§ **YOUR INSTRUCTIONS**: Take every line from the material that has the word "this" in it.

§ **TASK INPUTS**:
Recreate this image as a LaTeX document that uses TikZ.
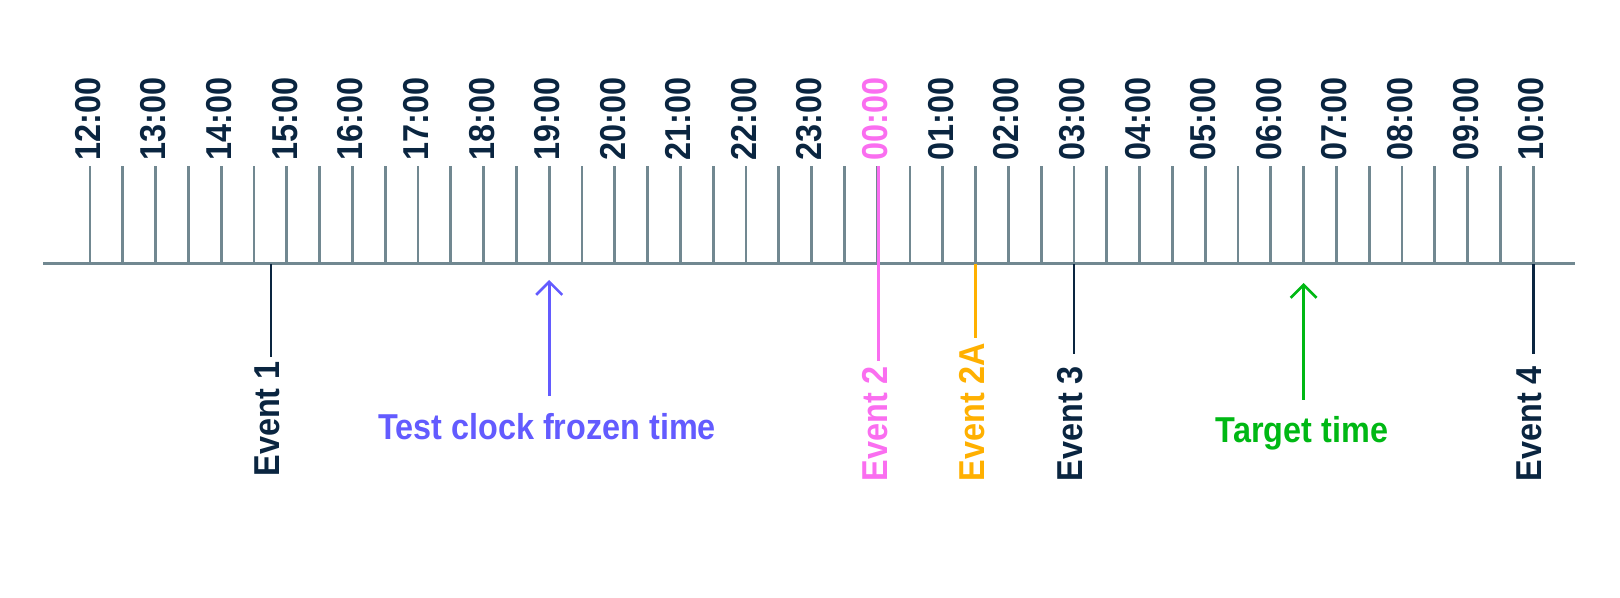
\documentclass[tikz,border=0pt]{standalone}
\usepackage{fontspec}
\setmainfont[FakeStretch=0.9]{Liberation Sans}
\usetikzlibrary{arrows.meta}
\definecolor{tickgray}{HTML}{718891}
\definecolor{navy}{HTML}{0A2540}
\definecolor{evpink}{HTML}{FA6EF0}
\definecolor{evorange}{HTML}{FFB000}
\definecolor{evgreen}{HTML}{00B814}
\definecolor{evpurple}{HTML}{635BFF}
\begin{document}
\begin{tikzpicture}[x=0.5pt,y=-0.5pt,
  lbl/.style={font=\fontsize{18pt}{21pt}\selectfont\bfseries, inner sep=0pt, text=navy},
  vlbl/.style={lbl, rotate=90, anchor=west},
  hlbl/.style={lbl, anchor=base},
  tickline/.style={draw=tickgray, line width=1.4pt},
  axisline/.style={draw=tickgray, line width=1.5pt},
  evline/.style={line width=1.4pt},
  uparrow/.style={line width=1.3pt, -{Straight Barb[length=6.5pt,width=13pt]}},
]
\useasboundingbox (0,0) rectangle (1620,598);
% ticks
\foreach \i in {0,...,44} {
  \coordinate (tb\i) at ({90+\i*32.8},264);
  \coordinate (tt\i) at ({90+\i*32.8},166);
  \draw[tickline] (tb\i) -- (tt\i);
}
% axis
\coordinate (axL) at (43,264);
\coordinate (axR) at (1575,264);
\draw[axisline] (axL) -- (axR);
% hour labels
\foreach \lab/\col [count=\k from 0] in {12:00/navy,13:00/navy,14:00/navy,15:00/navy,16:00/navy,17:00/navy,18:00/navy,19:00/navy,20:00/navy,21:00/navy,22:00/navy,23:00/navy,00:00/evpink,01:00/navy,02:00/navy,03:00/navy,04:00/navy,05:00/navy,06:00/navy,07:00/navy,08:00/navy,09:00/navy,10:00/navy} {
  \node[vlbl, text=\col] (h\k) at ({90+2*\k*32.8-2},160.5) {\lab};
}
% events
\coordinate (e1a) at (271,264);   \coordinate (e1b) at (271,357);
\coordinate (e2a) at (878.2,166); \coordinate (e2b) at (878.2,361);
\coordinate (e2Aa) at (975.6,264); \coordinate (e2Ab) at (975.6,338);
\coordinate (e3a) at (1074,264);  \coordinate (e3b) at (1074,354);
\coordinate (e4a) at (1533.2,264); \coordinate (e4b) at (1533.2,354);
\draw[evline, navy] (e1a) -- (e1b);
\draw[evline, evpink] (e2a) -- (e2b);
\draw[evline, evorange] (e2Aa) -- (e2Ab);
\draw[evline, navy] (e3a) -- (e3b);
\draw[evline, navy] (e4a) -- (e4b);
\node[vlbl] (ev1) at (267.5,477) {Event 1};
\node[vlbl, text=evpink] (ev2) at (874.7,481.7) {Event 2};
\node[vlbl, text=evorange] (ev2A) at (972.1,481.7) {Event 2A};
\node[vlbl] (ev3) at (1070.5,481.7) {Event 3};
\node[vlbl] (ev4) at (1529.7,481.7) {Event 4};
% arrows
\node[hlbl, text=evpurple] (tc) at (547,439) {Test clock frozen time};
\node[hlbl, text=evgreen] (tg) at (1302,442.7) {Target time};
\coordinate (tcTip) at (549.2,280);  \coordinate (tcTail) at (549.2,396);
\coordinate (tgTip) at (1303.6,283); \coordinate (tgTail) at (1303.6,399.5);
\draw[uparrow, evpurple] (tcTail) -- (tcTip);
\draw[uparrow, evgreen] (tgTail) -- (tgTip);
\end{tikzpicture}
\end{document}
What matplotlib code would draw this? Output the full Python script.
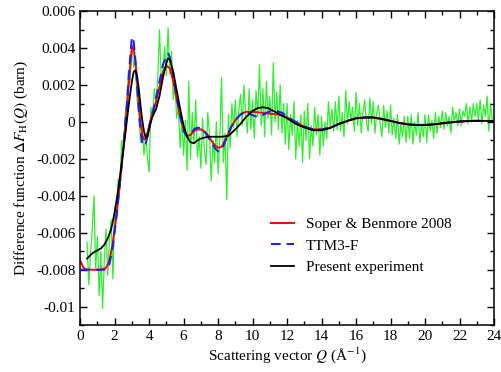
import numpy as np
import matplotlib
matplotlib.use('Agg')
import matplotlib.pyplot as plt
from matplotlib.ticker import MultipleLocator

plt.rcParams['font.family'] = ['Liberation Serif', 'DejaVu Serif']
plt.rcParams['mathtext.fontset'] = 'stix'
plt.rcParams['font.size'] = 11

# raw experimental difference function (green), Q from 0.4 to 23.9 step 0.1, units 1e-4 barn
q_raw = np.round(np.arange(4, 240) * 0.1, 1)
raw_1e4 = [
    -65, -88, -72, -58, -40, -79, -62, -94, -70, -101, -75, -58, -83, -64, -53, -85,
    -46, -53, -31, -36, -10, -18, 3, 10, 28, 22,
    42, 30, 33, 12, 5, -11, -3, -18, -6, -19,
    -27, 8, 3, 18, 10, 24, 50, 22, 27, 41,
    25, 51, 26, 38, 12, 20, 2, 8, -14, 3,
    -18, 1, -26, 22, -20, 5, -12, 12, -19, -8,
    -25, 2, -15, -23, 5, -6, -32, -10, -22, 0,
    -28, -9, 24, -22, -6, -42, 4, -14, 10, -3,
    12, -8, 6, 15, -2, 20, 4, -6, 18, -4,
    12, -9, 17, 3, 31, -2, 18, -8, 22, 2,
    14, -7, 32, 0, 16, -4, 20, -6, 10, -12,
    10, -15, 4, -7, 11, -20, 1, -13, 4, -22,
    6, -10, 10, -20, -2, -13, 8, -7, 4, -18,
    3, -13, 0, -9, 11, -3, 7, -5, 11, -4,
    14, -5, 5, -8, 17, -1, 11, 1, 8, -5,
    16, -2, 10, -6, 5, 12, 0, -5, 13, -1,
    11, -6, 5, 9, -1, -8, 9, -3, 6, -6,
    9, -7, 2, -9, 4, -12, -1, -8, 3, -11,
    3, -9, 4, -12, 0, -7, 5, -11, -1, -8,
    4, -11, 4, -5, 1, -9, 5, -6, 3, -3,
    6, -4, 5, -2, 3, -6, 8, 0, 5, -2,
    7, -2, 6, 3, 10, -1, 8, 0, 10, 3,
    10, 1, 12, -1, 9, 3, 14, -5, 10, 1,
]

# Soper & Benmore 2008 (red)
q_sb = [0.0, 0.2, 0.4, 0.8, 1.2, 1.5, 1.7, 1.9, 2.1, 2.3, 2.5, 2.7, 2.9, 3.0, 3.1, 3.2,
        3.3, 3.4, 3.5, 3.6, 3.7, 3.8, 3.9, 4.0, 4.2, 4.4, 4.6, 4.8, 5.0, 5.2, 5.4, 5.6,
        5.8, 6.0, 6.2, 6.4, 6.6, 6.8, 7.0, 7.2, 7.4, 7.6, 7.8, 8.0, 8.2, 8.4, 8.6, 8.8,
        9.0, 9.3, 9.6, 10.0, 10.5, 11.0, 11.5, 12.0, 12.5, 13.0, 13.5, 14.0, 14.5, 15.0,
        15.5, 16.0, 16.5, 17.0, 17.5, 18.0, 18.5, 19.0, 19.5, 20.0, 20.5, 21.0, 21.5,
        22.0, 22.5, 23.0, 23.5, 24.0]
sb_1e4 = [-75, -79, -80, -80, -80, -79, -75, -65, -51, -34, -15, 6, 30, 41, 40, 33,
          22, 10, 0, -7, -9.5, -9, -6, -2, 5, 11, 19, 27, 30.5, 29, 22, 12,
          3, -4, -7.5, -7, -5, -4, -4, -5, -7, -10, -12.5, -14, -13.5, -10, -6, -2,
          1, 4, 5.5, 5.5, 5, 4.5, 4, 2.5, 0, -2.5, -4, -4, -3, -1,
          0.5, 2, 2.3, 2.3, 1.5, 0.5, -0.5, -1.2, -1.6, -1.6, -1.3, -0.8, -0.3,
          0.2, 0.5, 0.6, 0.6, 0.5]

# TTM3-F (blue dashed)
q_ttm = [0.0, 0.5, 1.0, 1.5, 1.7, 1.9, 2.1, 2.3, 2.5, 2.7, 2.9, 3.0, 3.1, 3.2, 3.3, 3.4,
         3.5, 3.6, 3.7, 3.8, 3.9, 4.0, 4.2, 4.4, 4.6, 4.8, 5.0, 5.1, 5.2, 5.4, 5.6, 5.8,
         6.0, 6.2, 6.4, 6.6, 6.8, 7.0, 7.2, 7.4, 7.6, 7.8, 8.0, 8.2, 8.4, 8.6, 8.8, 9.0,
         9.3, 9.6, 9.9, 10.2, 10.5, 10.8, 11.1, 11.4, 11.7, 12.0, 12.5, 13.0, 13.5, 14.0,
         14.5, 15.0, 15.5, 16.0, 16.5, 17.0, 17.5, 18.0, 18.5, 19.0, 19.5, 20.0, 20.5,
         21.0, 21.5, 22.0, 22.5, 23.0, 23.5, 24.0]
ttm_1e4 = [-80, -80, -80, -80, -77, -67, -52, -34, -14, 9, 35, 46, 44, 34, 20, 6,
           -5, -11, -13, -12, -8, -3, 5, 13, 22, 31, 36, 37, 35, 26, 14, 3,
           -5, -8, -7, -4, -3, -3.5, -5, -8, -11, -14, -16, -15, -11, -6, -2, 1,
           4, 6, 4, 3, 3, 5, 6, 6, 5, 3, 0, -2.5, -4, -4.2,
           -3, -1, 0.7, 2, 2.4, 2.4, 1.6, 0.5, -0.6, -1.3, -1.7, -1.6, -1.2,
           -0.6, -0.1, 0.3, 0.6, 0.7, 0.6, 0.5]

# Present experiment (black)
q_exp = [0.4, 0.6, 0.8, 1.0, 1.2, 1.4, 1.6, 1.8, 2.0, 2.2, 2.4, 2.6, 2.8, 3.0, 3.1, 3.2,
         3.3, 3.4, 3.5, 3.6, 3.7, 3.8, 3.9, 4.0, 4.1, 4.2, 4.4, 4.6, 4.8, 5.0, 5.1, 5.2,
         5.4, 5.6, 5.8, 6.0, 6.2, 6.4, 6.6, 6.8, 7.0, 7.4, 7.8, 8.2, 8.6, 9.0, 9.3, 9.6,
         10.0, 10.3, 10.6, 10.9, 11.2, 11.6, 12.0, 12.5, 13.0, 13.5, 14.0, 14.5, 15.0,
         15.5, 16.0, 16.5, 17.0, 17.5, 18.0, 18.5, 19.0, 19.5, 20.0, 20.5, 21.0, 21.5,
         22.0, 22.5, 23.0, 23.5, 24.0]
exp_1e4 = [-74, -72, -70.5, -69.5, -68.5, -66.5, -63, -58, -49, -37, -23, -8, 8, 22, 27, 28,
           25, 18, 9, 1, -5, -8.5, -8, -4, 0, 3, 7, 14, 24, 32, 34.5, 34,
           27, 17, 7, -2, -8, -11, -11.5, -10, -9, -8, -8, -8, -7.5, -4, -1, 2.5,
           6, 7.5, 8, 7.5, 6, 4, 2, -1, -3, -4.5, -4.5, -3.3, -1.2,
           0.6, 2, 2.5, 2.5, 1.7, 0.6, -0.5, -1.3, -1.7, -1.7, -1.3, -0.7, -0.2,
           0.2, 0.5, 0.6, 0.6, 0.5]

scale = 1e-4  # values above are in units of 1e-4 barn

fig = plt.figure(figsize=(5.01, 3.72), dpi=100)
ax = fig.add_axes([0.160, 0.126, 0.826, 0.844])

ax.plot(q_raw, np.array(raw_1e4) * scale, color='#2cf02c', lw=0.9, zorder=1)
ax.plot(q_sb, np.array(sb_1e4) * scale, color='red', lw=1.4, label='Soper & Benmore 2008', zorder=2)
ax.plot(q_ttm, np.array(ttm_1e4) * scale, color='#1a1aff', lw=1.4, ls=(0, (5, 3)), label='TTM3-F', zorder=3)
ax.plot(q_exp, np.array(exp_1e4) * scale, color='black', lw=1.3, label='Present experiment', zorder=4)

ax.set_xlim(0, 24)
ax.set_ylim(-0.011, 0.006)
ax.xaxis.set_major_locator(MultipleLocator(2))
ax.xaxis.set_minor_locator(MultipleLocator(1))
ax.yaxis.set_minor_locator(MultipleLocator(0.001))
ax.set_yticks([0.006, 0.004, 0.002, 0, -0.002, -0.004, -0.006, -0.008, -0.01])
ax.set_yticklabels(['0.006', '0.004', '0.002', '0', '-0.002', '-0.004', '-0.006', '-0.008', '-0.01'])
ax.tick_params(which='both', direction='in', top=True, right=True, labelsize=11)
ax.tick_params(which='major', length=5, width=1)
ax.tick_params(which='minor', length=3, width=1)
for s in ax.spines.values():
    s.set_linewidth(1.1)

ax.set_xlabel(r'Scattering vector $Q$ (Å$^{-1}$)', fontsize=11, labelpad=2)
ax.set_ylabel(r'Difference function $\Delta F_{\rm H}(Q)$ (barn)', fontsize=11, labelpad=4)

ax.legend(loc='upper left', bbox_to_anchor=(0.447, 0.362), frameon=False, fontsize=11,
          handlelength=1.5, handletextpad=0.75, labelspacing=0.5, borderaxespad=0)

fig.savefig('out.png', dpi=100)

§ **THE ANSWER**:
Recreate this image as a LaTeX document that uses TikZ.
What matplotlib code would draw this? Output the full Python script.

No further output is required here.